We have markers that can blend colors perfectly, and pens that can accurately copy colors from objects in our surroundings. But what if there was some way that we could have an infinite supply of ink and help the environment? Sounds strange and impossible, right? As it turns out, there’s a solution for this.
As odd as it sounds, a company in India (similar to MIT) is proposing this product as a solution to air pollution problems in Asia. What is the proposed solution though? Turning vehicle exhaust into ink. It’s unique and raises a lot of questions, but our knowledge of the product is currently very limited. What we do know, however, is that it involves what they call a “Kaalink“. The Kaalink is attached to the end of the exhaust pipe, and the device then filters and captures unburned carbon emitted from engine combustion.
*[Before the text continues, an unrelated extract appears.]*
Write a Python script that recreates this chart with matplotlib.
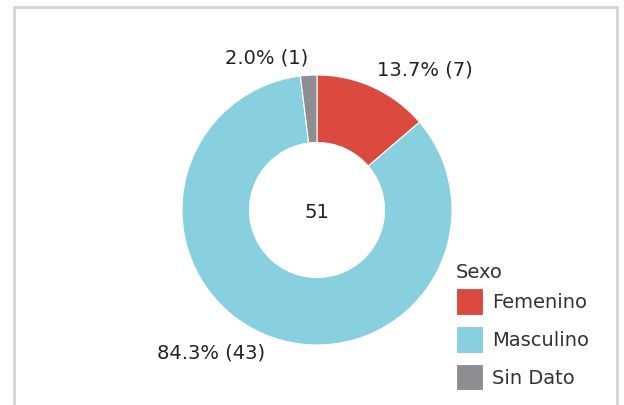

According to the tests performed thus far, the Kaalink device is able to capture up to 93% of pollution emitted from standard internal combustion engines. That leaves only 7% for planet Earth to deal with! What about the ink itself? How long does it take to get at least an ounce? Here’s where how much you drive will come into play. It takes about 45 minutes of filtration for a single ounce of ink to be produced. So if you’re only driving around town it’s pretty likely you might not get that ounce for a while depending how long you actually have your car running when out and about.
How exactly these captured carbon emissions are processed is under wraps, but it is reported that the captured carbon comes out as high-quality printing ink that can be sold in both the consumer and industrial markets.
Currently the Kaalink devices must be individually, and manually, installed by the vehicle’s driver. Once the device is full, it can then be traded in at the lab in India. It also typically can collect carbon for up to about two weeks before it needs to be swapped out. Again, it would have to be taken back to the labs in India, thus making the availability and convenience rather… restricted. In order to be truly effective, the device also needs to be scaled up to a more significant size as well as become more supported and available in more areas.
Regardless, the idea is still quite valuable.